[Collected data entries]
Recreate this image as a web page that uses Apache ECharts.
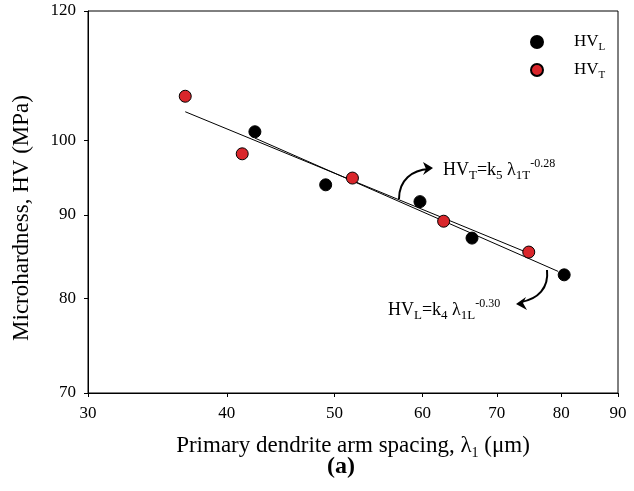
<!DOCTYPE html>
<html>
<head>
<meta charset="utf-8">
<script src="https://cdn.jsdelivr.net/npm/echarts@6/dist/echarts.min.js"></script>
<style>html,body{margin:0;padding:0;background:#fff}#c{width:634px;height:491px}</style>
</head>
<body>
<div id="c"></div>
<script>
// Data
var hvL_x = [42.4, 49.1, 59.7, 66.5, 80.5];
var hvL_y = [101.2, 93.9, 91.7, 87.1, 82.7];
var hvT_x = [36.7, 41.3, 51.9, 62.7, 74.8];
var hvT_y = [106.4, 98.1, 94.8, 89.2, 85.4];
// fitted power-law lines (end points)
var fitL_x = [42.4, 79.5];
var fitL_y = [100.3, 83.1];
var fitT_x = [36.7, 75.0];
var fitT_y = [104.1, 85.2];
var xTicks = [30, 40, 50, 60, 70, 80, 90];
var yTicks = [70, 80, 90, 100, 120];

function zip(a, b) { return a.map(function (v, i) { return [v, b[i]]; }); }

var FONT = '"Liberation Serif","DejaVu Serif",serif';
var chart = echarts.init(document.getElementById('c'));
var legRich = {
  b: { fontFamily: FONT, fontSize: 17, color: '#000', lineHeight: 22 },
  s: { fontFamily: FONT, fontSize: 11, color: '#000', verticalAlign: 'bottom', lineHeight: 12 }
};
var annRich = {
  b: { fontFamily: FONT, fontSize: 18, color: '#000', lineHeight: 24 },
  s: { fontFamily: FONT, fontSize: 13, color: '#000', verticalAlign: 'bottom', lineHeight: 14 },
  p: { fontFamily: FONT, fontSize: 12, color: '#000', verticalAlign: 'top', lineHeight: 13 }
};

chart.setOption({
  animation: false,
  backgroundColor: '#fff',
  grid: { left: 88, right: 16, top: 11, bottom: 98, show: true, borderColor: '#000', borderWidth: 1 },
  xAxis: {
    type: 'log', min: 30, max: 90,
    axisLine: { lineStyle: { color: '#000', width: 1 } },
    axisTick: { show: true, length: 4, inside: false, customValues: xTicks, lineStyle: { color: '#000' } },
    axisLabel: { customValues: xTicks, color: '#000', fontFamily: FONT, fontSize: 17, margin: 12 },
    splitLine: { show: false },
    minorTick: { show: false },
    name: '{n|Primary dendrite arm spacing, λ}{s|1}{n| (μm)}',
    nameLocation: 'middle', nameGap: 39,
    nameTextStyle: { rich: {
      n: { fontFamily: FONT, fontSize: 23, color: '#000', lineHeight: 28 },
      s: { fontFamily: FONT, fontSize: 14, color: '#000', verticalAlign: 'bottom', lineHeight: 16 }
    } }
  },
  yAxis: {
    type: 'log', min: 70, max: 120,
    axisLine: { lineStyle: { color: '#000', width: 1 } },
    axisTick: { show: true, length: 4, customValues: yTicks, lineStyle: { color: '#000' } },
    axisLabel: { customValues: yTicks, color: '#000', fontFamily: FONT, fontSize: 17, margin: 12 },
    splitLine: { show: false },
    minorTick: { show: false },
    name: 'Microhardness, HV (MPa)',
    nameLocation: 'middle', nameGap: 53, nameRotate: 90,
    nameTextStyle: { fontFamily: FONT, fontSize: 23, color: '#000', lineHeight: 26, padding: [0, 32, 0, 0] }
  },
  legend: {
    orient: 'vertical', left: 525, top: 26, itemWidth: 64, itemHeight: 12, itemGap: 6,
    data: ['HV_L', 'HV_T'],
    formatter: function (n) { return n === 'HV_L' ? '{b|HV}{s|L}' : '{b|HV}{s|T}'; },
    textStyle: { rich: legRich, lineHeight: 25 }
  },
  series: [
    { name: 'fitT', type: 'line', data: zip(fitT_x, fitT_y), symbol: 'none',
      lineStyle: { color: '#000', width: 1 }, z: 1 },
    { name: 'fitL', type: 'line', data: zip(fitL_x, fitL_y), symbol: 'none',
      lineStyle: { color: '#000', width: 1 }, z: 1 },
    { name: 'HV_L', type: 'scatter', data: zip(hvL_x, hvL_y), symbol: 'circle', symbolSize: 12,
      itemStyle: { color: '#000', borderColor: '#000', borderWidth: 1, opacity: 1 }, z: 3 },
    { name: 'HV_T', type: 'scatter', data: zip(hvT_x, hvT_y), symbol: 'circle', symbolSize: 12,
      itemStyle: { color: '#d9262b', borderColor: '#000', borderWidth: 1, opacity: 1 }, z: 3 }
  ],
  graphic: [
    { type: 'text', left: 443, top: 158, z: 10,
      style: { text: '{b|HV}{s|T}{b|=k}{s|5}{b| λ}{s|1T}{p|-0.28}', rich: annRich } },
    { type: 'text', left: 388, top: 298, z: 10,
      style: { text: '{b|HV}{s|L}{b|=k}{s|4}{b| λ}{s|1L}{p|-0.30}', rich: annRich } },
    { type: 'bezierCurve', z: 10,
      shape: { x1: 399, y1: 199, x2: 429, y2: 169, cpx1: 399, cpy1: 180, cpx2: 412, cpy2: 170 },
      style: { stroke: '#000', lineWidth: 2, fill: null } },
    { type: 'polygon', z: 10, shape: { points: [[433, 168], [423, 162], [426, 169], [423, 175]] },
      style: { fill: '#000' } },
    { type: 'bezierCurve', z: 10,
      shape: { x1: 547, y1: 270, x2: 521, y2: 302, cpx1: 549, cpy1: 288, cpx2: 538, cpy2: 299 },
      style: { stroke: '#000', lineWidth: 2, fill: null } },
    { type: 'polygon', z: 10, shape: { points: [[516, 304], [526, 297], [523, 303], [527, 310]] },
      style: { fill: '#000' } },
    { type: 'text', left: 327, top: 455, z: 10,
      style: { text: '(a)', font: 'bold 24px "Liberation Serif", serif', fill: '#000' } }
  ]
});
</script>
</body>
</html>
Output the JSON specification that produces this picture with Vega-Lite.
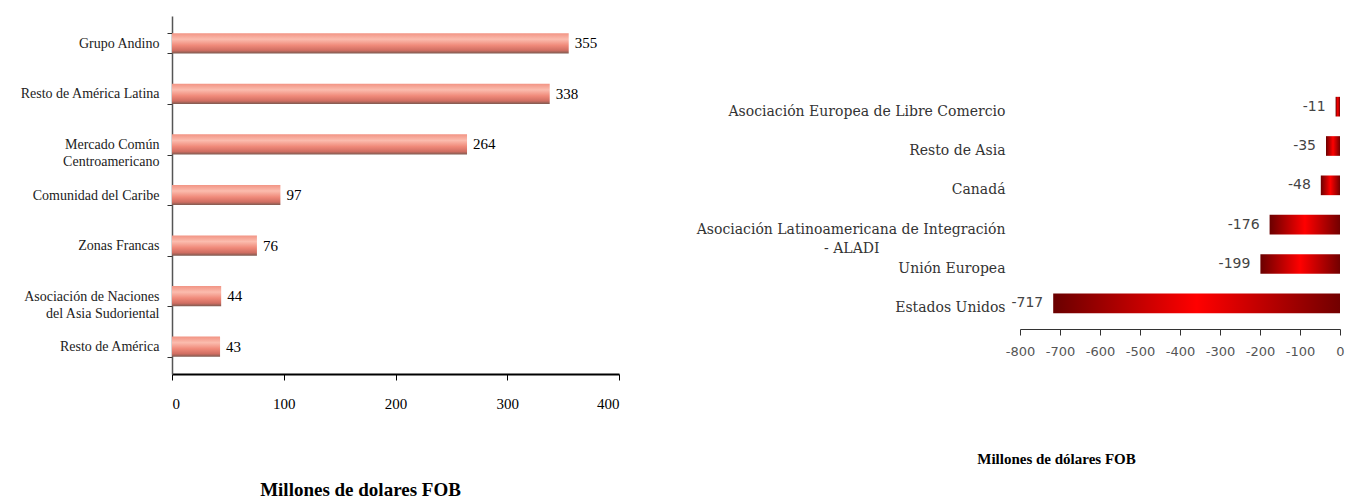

• [Work to do]: Without the pictures, reproduce every line of the records above exactly.

• [Exercise response]:
Recreate this image as a web page that uses Apache ECharts.
<!DOCTYPE html>
<html>
<head>
<meta charset="utf-8">
<script src="https://cdn.jsdelivr.net/npm/echarts@6/dist/echarts.min.js"></script>
<style>html,body{margin:0;padding:0;background:#fff}#c{width:634px;height:491px}</style>
</head>
<body>
<div id="c"></div>
<script>
// Data
var hvL_x = [42.4, 49.1, 59.7, 66.5, 80.5];
var hvL_y = [101.2, 93.9, 91.7, 87.1, 82.7];
var hvT_x = [36.7, 41.3, 51.9, 62.7, 74.8];
var hvT_y = [106.4, 98.1, 94.8, 89.2, 85.4];
// fitted power-law lines (end points)
var fitL_x = [42.4, 79.5];
var fitL_y = [100.3, 83.1];
var fitT_x = [36.7, 75.0];
var fitT_y = [104.1, 85.2];
var xTicks = [30, 40, 50, 60, 70, 80, 90];
var yTicks = [70, 80, 90, 100, 120];

function zip(a, b) { return a.map(function (v, i) { return [v, b[i]]; }); }

var FONT = '"Liberation Serif","DejaVu Serif",serif';
var chart = echarts.init(document.getElementById('c'));
var legRich = {
  b: { fontFamily: FONT, fontSize: 17, color: '#000', lineHeight: 22 },
  s: { fontFamily: FONT, fontSize: 11, color: '#000', verticalAlign: 'bottom', lineHeight: 12 }
};
var annRich = {
  b: { fontFamily: FONT, fontSize: 18, color: '#000', lineHeight: 24 },
  s: { fontFamily: FONT, fontSize: 13, color: '#000', verticalAlign: 'bottom', lineHeight: 14 },
  p: { fontFamily: FONT, fontSize: 12, color: '#000', verticalAlign: 'top', lineHeight: 13 }
};

chart.setOption({
  animation: false,
  backgroundColor: '#fff',
  grid: { left: 88, right: 16, top: 11, bottom: 98, show: true, borderColor: '#000', borderWidth: 1 },
  xAxis: {
    type: 'log', min: 30, max: 90,
    axisLine: { lineStyle: { color: '#000', width: 1 } },
    axisTick: { show: true, length: 4, inside: false, customValues: xTicks, lineStyle: { color: '#000' } },
    axisLabel: { customValues: xTicks, color: '#000', fontFamily: FONT, fontSize: 17, margin: 12 },
    splitLine: { show: false },
    minorTick: { show: false },
    name: '{n|Primary dendrite arm spacing, λ}{s|1}{n| (μm)}',
    nameLocation: 'middle', nameGap: 39,
    nameTextStyle: { rich: {
      n: { fontFamily: FONT, fontSize: 23, color: '#000', lineHeight: 28 },
      s: { fontFamily: FONT, fontSize: 14, color: '#000', verticalAlign: 'bottom', lineHeight: 16 }
    } }
  },
  yAxis: {
    type: 'log', min: 70, max: 120,
    axisLine: { lineStyle: { color: '#000', width: 1 } },
    axisTick: { show: true, length: 4, customValues: yTicks, lineStyle: { color: '#000' } },
    axisLabel: { customValues: yTicks, color: '#000', fontFamily: FONT, fontSize: 17, margin: 12 },
    splitLine: { show: false },
    minorTick: { show: false },
    name: 'Microhardness, HV (MPa)',
    nameLocation: 'middle', nameGap: 53, nameRotate: 90,
    nameTextStyle: { fontFamily: FONT, fontSize: 23, color: '#000', lineHeight: 26, padding: [0, 32, 0, 0] }
  },
  legend: {
    orient: 'vertical', left: 525, top: 26, itemWidth: 64, itemHeight: 12, itemGap: 6,
    data: ['HV_L', 'HV_T'],
    formatter: function (n) { return n === 'HV_L' ? '{b|HV}{s|L}' : '{b|HV}{s|T}'; },
    textStyle: { rich: legRich, lineHeight: 25 }
  },
  series: [
    { name: 'fitT', type: 'line', data: zip(fitT_x, fitT_y), symbol: 'none',
      lineStyle: { color: '#000', width: 1 }, z: 1 },
    { name: 'fitL', type: 'line', data: zip(fitL_x, fitL_y), symbol: 'none',
      lineStyle: { color: '#000', width: 1 }, z: 1 },
    { name: 'HV_L', type: 'scatter', data: zip(hvL_x, hvL_y), symbol: 'circle', symbolSize: 12,
      itemStyle: { color: '#000', borderColor: '#000', borderWidth: 1, opacity: 1 }, z: 3 },
    { name: 'HV_T', type: 'scatter', data: zip(hvT_x, hvT_y), symbol: 'circle', symbolSize: 12,
      itemStyle: { color: '#d9262b', borderColor: '#000', borderWidth: 1, opacity: 1 }, z: 3 }
  ],
  graphic: [
    { type: 'text', left: 443, top: 158, z: 10,
      style: { text: '{b|HV}{s|T}{b|=k}{s|5}{b| λ}{s|1T}{p|-0.28}', rich: annRich } },
    { type: 'text', left: 388, top: 298, z: 10,
      style: { text: '{b|HV}{s|L}{b|=k}{s|4}{b| λ}{s|1L}{p|-0.30}', rich: annRich } },
    { type: 'bezierCurve', z: 10,
      shape: { x1: 399, y1: 199, x2: 429, y2: 169, cpx1: 399, cpy1: 180, cpx2: 412, cpy2: 170 },
      style: { stroke: '#000', lineWidth: 2, fill: null } },
    { type: 'polygon', z: 10, shape: { points: [[433, 168], [423, 162], [426, 169], [423, 175]] },
      style: { fill: '#000' } },
    { type: 'bezierCurve', z: 10,
      shape: { x1: 547, y1: 270, x2: 521, y2: 302, cpx1: 549, cpy1: 288, cpx2: 538, cpy2: 299 },
      style: { stroke: '#000', lineWidth: 2, fill: null } },
    { type: 'polygon', z: 10, shape: { points: [[516, 304], [526, 297], [523, 303], [527, 310]] },
      style: { fill: '#000' } },
    { type: 'text', left: 327, top: 455, z: 10,
      style: { text: '(a)', font: 'bold 24px "Liberation Serif", serif', fill: '#000' } }
  ]
});
</script>
</body>
</html>
Output the JSON specification that produces this picture with Vega-Lite.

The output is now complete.